Monday, November 9, 2015

The Man Has A Point

from Internet
     Probably doesn't come as a shock that I'm a fan of Bill Maher.  If we were to ever sit down, doubt if we'd agree on everything, but I'll admit there are times when he says something that seems crass or just out there... then after I think about it for a bit, I'll be damned- he's gotta point.


One such instance was during his "New Rules" segment during his show on October 16th.
      Take a look: (If you want to see the video, you'll be given the option to see it on YouTube, because it is prohibited here.  By YouTube, or some other source, NOT by me.)

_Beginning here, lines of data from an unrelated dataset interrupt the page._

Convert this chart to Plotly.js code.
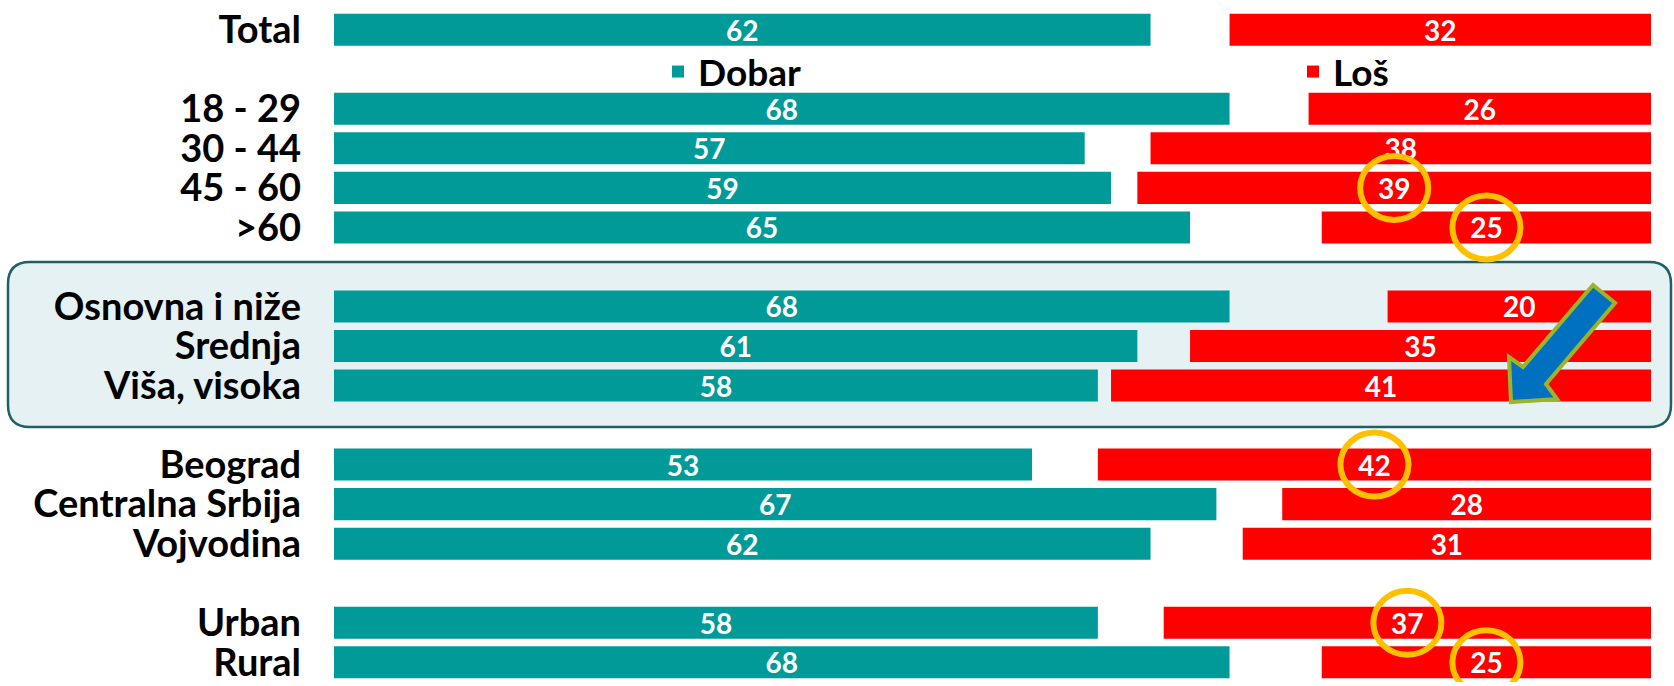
<!DOCTYPE html>
<html>
<head>
<meta charset="utf-8">
<script src="https://cdn.plot.ly/plotly-3.0.1.min.js"></script>
<style>html,body{margin:0;padding:0;background:#fff;}#chart{width:1674px;height:686px;}</style>
</head>
<body>
<div id="chart"></div>
<script>
// Data (spacer rows hold null)
const categories = ['Total', ' ', '18 - 29', '30 - 44', '45 - 60', '>60', '  ',
  'Osnovna i niže', 'Srednja', 'Viša, visoka', '   ',
  'Beograd', 'Centralna Srbija', 'Vojvodina', '    ', 'Urban', 'Rural'];
const dobar = [62, null, 68, 57, 59, 65, null, 68, 61, 58, null, 53, 67, 62, null, 58, 68];
const los   = [32, null, 26, 38, 39, 25, null, 20, 35, 41, null, 42, 28, 31, null, 37, 25];
const seriesNames = ['Dobar', 'Loš'];
const circled = ['45 - 60', '>60', 'Beograd', 'Urban', 'Rural'];

const TEAL = '#009B98', RED = '#FF0000';
const W = 1674, H = 686;
const M = {l: 334, r: 23, t: 10, b: 4, autoexpand: false};
const PW = W - M.l - M.r, PH = H - M.t - M.b;
const px = x => (x - M.l) / PW;
const py = y => (H - M.b - y) / PH;

const FAMILY = 'Lato, "Open Sans", sans-serif';
const labelFont = {family: FAMILY, size: 28, color: '#ffffff', weight: 'bold'};

const traces = [
  {
    type: 'bar', orientation: 'h', name: seriesNames[0],
    y: categories, x: dobar, xaxis: 'x', yaxis: 'y',
    marker: {color: TEAL}, texttemplate: '%{x}', textposition: 'inside',
    insidetextanchor: 'middle', textangle: 0, constraintext: 'none',
    insidetextfont: labelFont, hoverinfo: 'skip', legend: 'legend'
  },
  {
    type: 'bar', orientation: 'h', name: seriesNames[1],
    y: categories, x: los, xaxis: 'x2', yaxis: 'y',
    marker: {color: RED}, texttemplate: '%{x}', textposition: 'inside',
    insidetextanchor: 'middle', textangle: 0, constraintext: 'none',
    insidetextfont: labelFont, hoverinfo: 'skip', legend: 'legend2'
  }
];

// Rounded highlight box (pixel geometry -> paper)
function roundRect(x0, y0, x1, y1, r) {
  const P = (x, y) => px(x) + ',' + py(y);
  return 'M' + P(x0 + r, y0) + ' L' + P(x1 - r, y0) + ' Q' + P(x1, y0) + ' ' + P(x1, y0 + r) +
    ' L' + P(x1, y1 - r) + ' Q' + P(x1, y1) + ' ' + P(x1 - r, y1) +
    ' L' + P(x0 + r, y1) + ' Q' + P(x0, y1) + ' ' + P(x0, y1 - r) +
    ' L' + P(x0, y0 + r) + ' Q' + P(x0, y0) + ' ' + P(x0 + r, y0) + ' Z';
}
const arrowPts = [[1593, 285], [1615, 303], [1546, 384], [1557, 399], [1511, 402], [1509, 357], [1523, 367]];
const arrowPath = 'M' + arrowPts.map(p => px(p[0]) + ',' + py(p[1])).join(' L') + ' Z';

const shapes = [
  {type: 'path', xref: 'paper', yref: 'paper', path: roundRect(8, 262, 1671, 427, 22),
   fillcolor: '#E5F1F2', line: {color: '#1F5F66', width: 2.5}, layer: 'below'}
];
circled.forEach(c => {
  const i = categories.indexOf(c);
  shapes.push({
    type: 'circle', xref: 'x2', yref: 'y', xsizemode: 'pixel', ysizemode: 'pixel',
    xanchor: los[i] / 2, yanchor: i, x0: -34, x1: 34, y0: -32, y1: 32,
    line: {color: '#FFC000', width: 6}, layer: 'above'
  });
});
shapes.push({type: 'path', xref: 'paper', yref: 'paper', path: arrowPath,
  fillcolor: '#0070C0', line: {color: '#9BB52A', width: 4}, layer: 'above'});

const legendFont = {family: FAMILY, size: 37, color: '#000000', weight: 'bold'};
const layout = {
  width: W, height: H,
  margin: M,
  paper_bgcolor: '#ffffff', plot_bgcolor: 'rgba(0,0,0,0)',
  barmode: 'overlay', bargap: 0.19,
  showlegend: true,
  xaxis: {range: [0, 100], visible: false, fixedrange: true},
  xaxis2: {range: [100, 0], visible: false, overlaying: 'x', fixedrange: true},
  yaxis: {
    type: 'category', range: [categories.length - 0.5, -0.5], autorange: false,
    categoryorder: 'array', categoryarray: categories,
    tickmode: 'array', tickvals: categories, ticktext: categories, automargin: false,
    showgrid: false, zeroline: false, showline: false, ticks: '',
    ticklabelstandoff: 32,
    tickfont: {family: FAMILY, size: 38, color: '#000000', weight: 'bold'}
  },
  legend: {x: px(658), y: py(72), xanchor: 'left', yanchor: 'middle', orientation: 'h',
    font: legendFont, bgcolor: 'rgba(0,0,0,0)'},
  legend2: {x: px(1293), y: py(72), xanchor: 'left', yanchor: 'middle', orientation: 'h',
    font: legendFont, bgcolor: 'rgba(0,0,0,0)'},
  shapes: shapes
};

Plotly.newPlot('chart', traces, layout, {displayModeBar: false, staticPlot: true});
</script>
</body>
</html>
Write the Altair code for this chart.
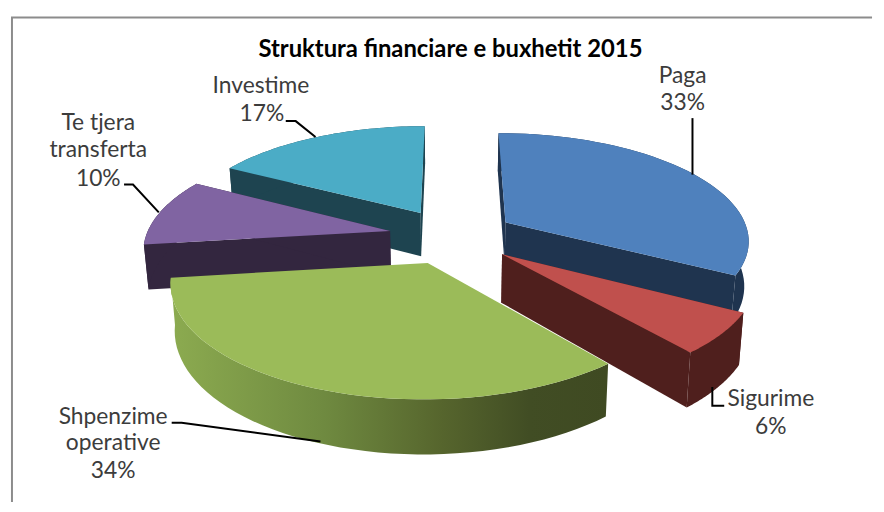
import math
import altair as alt
import pandas as pd

# --- values ---
names = ["Paga", "Sigurime", "Shpenzime operative", "Te tjera transferta", "Investime"]
shares = [33, 6, 34, 10, 17]
top_colors = ["#4f81bd", "#c0504d", "#9bbb59", "#8064a2", "#4bacc6"]
wall_colors = ["#1f344f", "#4f1f1d", "#3f4a22", "#33263f", "#1e4450"]
draw_order = [4, 0, 3, 1, 2]
depths = [45, 47.5, 45, 45, 45]

label_lines = ["Investime", "17%", "Te tjera", "transferta", "10%", "Paga", "33%",
               "Shpenzime", "operative", "34%", "Sigurime", "6%"]
label_x = [260, 261, 96, 96, 96, 685, 685, 111, 111, 111, 774, 774]
label_y = [85, 113, 122, 149, 178, 75, 102, 418, 445, 473, 400, 428]
title_text = "Struktura financiare e buxhetit 2015"

leaders = [
    [(285, 120), (295, 120), (315, 136)],
    [(122, 184), (131, 184), (157, 212)],
    [(695, 117), (695, 174)],
    [(170, 424), (180, 424), (320, 443)],
    [(715, 388), (715, 407), (727, 407)],
]

# --- view of the tilted pie ---
CX, CY, A, B, K, EXPLODE, TAPER = 452.5, 236, 246, 107.5, 0.152, 0.26, 0.985
X_DOM = [8, 876]
Y_DOM = [8, 504]


def project(theta, radius, mid, depth=None):
    u = radius * math.sin(theta) + EXPLODE * math.sin(mid)
    v = radius * math.cos(theta) + EXPLODE * math.cos(mid)
    s = 1 / (1 + K * v)
    x, y = CX + A * u * s, CY - B * v * s
    if depth is not None:
        x, y = CX + (x - CX) * TAPER, y + depth * s
    return x, y


def arc_angles(a0, a1, n=48):
    return [a0 + (a1 - a0) * i / n for i in range(n + 1)]


def frame(points):
    rows = [{"x": p[0], "y": p[1], "i": i} for i, p in enumerate(points + points[:1])]
    return pd.DataFrame(rows)


X = alt.X("x:Q", scale=alt.Scale(domain=X_DOM), axis=None)
Y = alt.Y("y:Q", scale=alt.Scale(domain=Y_DOM[::-1]), axis=None)


def polygon(points, fill):
    return alt.Chart(frame(points)).mark_line(fill=fill, stroke=None, strokeWidth=0).encode(
        x=X, y=Y, order=alt.Order("i:Q")
    )


green_wall = alt.Gradient(
    gradient="linear", x1=0, x2=1, y1=0, y2=0,
    stops=[
        alt.GradientStop(color="#8cab50", offset=0),
        alt.GradientStop(color="#6f8a40", offset=0.35),
        alt.GradientStop(color="#56652d", offset=0.62),
        alt.GradientStop(color="#414d24", offset=0.82),
        alt.GradientStop(color="#3f4a22", offset=1),
    ],
)

starts = [0]
for s in shares:
    starts.append(starts[-1] + s)

layers = []
for idx in draw_order:
    a0 = starts[idx] / 100 * 2 * math.pi
    a1 = starts[idx + 1] / 100 * 2 * math.pi
    mid = (a0 + a1) / 2
    d = depths[idx]
    angles = arc_angles(a0, a1)
    rim = [project(t, 1, mid) for t in angles]
    base = [project(t, 1, mid, d) for t in angles]
    apex = project(0, 0, mid)
    apex_low = project(0, 0, mid, d)
    wall = green_wall if idx == 2 else wall_colors[idx]
    if idx != 2:
        layers.append(polygon([apex, rim[0], base[0], apex_low], wall_colors[idx]))
        layers.append(polygon([apex, rim[-1], base[-1], apex_low], wall_colors[idx]))
    layers.append(polygon(rim + base[::-1], wall))
    layers.append(polygon([apex] + rim, top_colors[idx]))

for line in leaders:
    df = pd.DataFrame([{"x": p[0], "y": p[1], "i": i} for i, p in enumerate(line)])
    layers.append(alt.Chart(df).mark_line(color="#000000", strokeWidth=2).encode(
        x=X, y=Y, order=alt.Order("i:Q")))

# frame of the chart area
layers.append(alt.Chart(pd.DataFrame([
    {"x": 9, "y": 504, "i": 0}, {"x": 9, "y": 15.5, "i": 1}, {"x": 876, "y": 15.5, "i": 2},
])).mark_line(color="#8c8c8c", strokeWidth=2).encode(x=X, y=Y, order=alt.Order("i:Q")))

labels = pd.DataFrame({"x": label_x, "y": label_y, "t": label_lines})
layers.append(alt.Chart(labels).mark_text(
    font="Lato", fontSize=23, color="#3c3c3c", align="center", baseline="middle"
).encode(x=X, y=Y, text="t:N"))

layers.append(alt.Chart(pd.DataFrame({"x": [451], "y": [48], "t": [title_text]})).mark_text(
    font="Lato", fontSize=24, fontWeight="bold", color="#000000", align="center", baseline="middle"
).encode(x=X, y=Y, text="t:N"))

chart = alt.layer(*layers).properties(
    width=868, height=496, padding=0, background="#ffffff"
).configure_view(stroke=None)

chart.save("out.html", embed_options={"renderer": "svg", "actions": False})
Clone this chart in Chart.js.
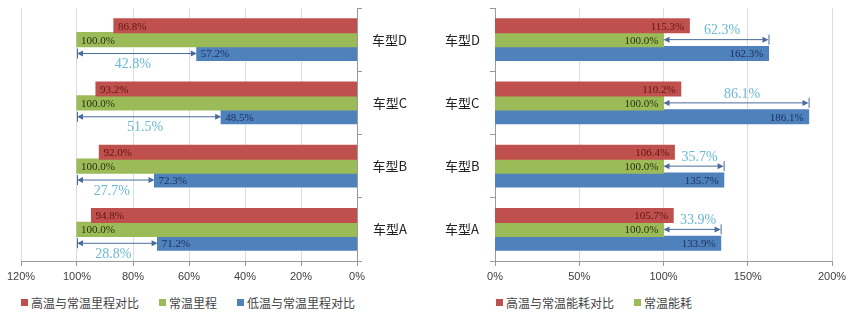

Please don't misunderstand.  This is not to make light of the need for new gun laws.  I am strongly for rethinking the 2nd Amendment, as mentioned in "What Is It Going To Take?" But since the consequence is the continued loss of life; perhaps it's time to think outside the box, of what contributes to the mindset of a mass killer.

     The fact still remains that the killer's chosen messenger of the manifestos isn't a knife, chainsaw, or bomb, but a gun.  An up close and personal, FINAL delivery of their message. 

     Consider though, what Mr. Maher humorously tried to point out.

     I know, from being a mom of a pre-teen; and remembering my own awkwardness during those years, that it's not going to be easy.  Changing from a child, "gay, innocent and heartless,"(J.M. Barrie's description in Peter and Wendy) to an adult is not for the faint of heart.  The current generation of parents, are much like their parents and are unable to openly, frankly talk with their kids about the changes in their bodies, sex, drugs, and all that goes with it.  When you have folks who can't even utter the word "masturbation", YOU HAVE A PROBLEM.
     To prove my point; when I was making notes for this post on my phone, the intuitive software or whatever you want to call it, that pops up word possibilities, based on letters that have already been typed; NEVER OFFERED "MASTURBATION"- EVEN WITH THE SECOND ATTEMPT!  Not even up to the final "n".

That's just silly.
   
     Do you think for a moment that the US Navy and the US Marine Corps would ever entrust a multimillion dollar jet to one of their Blue Angels if that pilot didn't prove to know every nuance to operating that aircraft?
     Why do we shrug off the implicit responsibility we have raising the next generation all because of what?  Awkwardness?

     Here's a suggestion, practice in front of a mirror if that's the case.  Too tough?  Head to the closet then, and repeat the word, "masturbation", and any and all other pertinent facts about the human body until you are comfortable with them and discussing them.  Then, do it in front of a mirror, if it suits you.

     Keep in mind though, these are your kids.  Keep in mind, how they got here in the first place, and  that hopefully they are among the most important people in your life.  Maybe the more that they see you being a tad flustered, but still communicating important facts, will get the message across that you are human, and sometimes life is like that, and that's okay.

     Madison Avenue has no problem talking to your kids.  We really need to be just as persistent and informative, if we are ever to be as persuasive.

     To get across that even though life is often awkward, crazy, flustering, maddening, it's still the best thing going.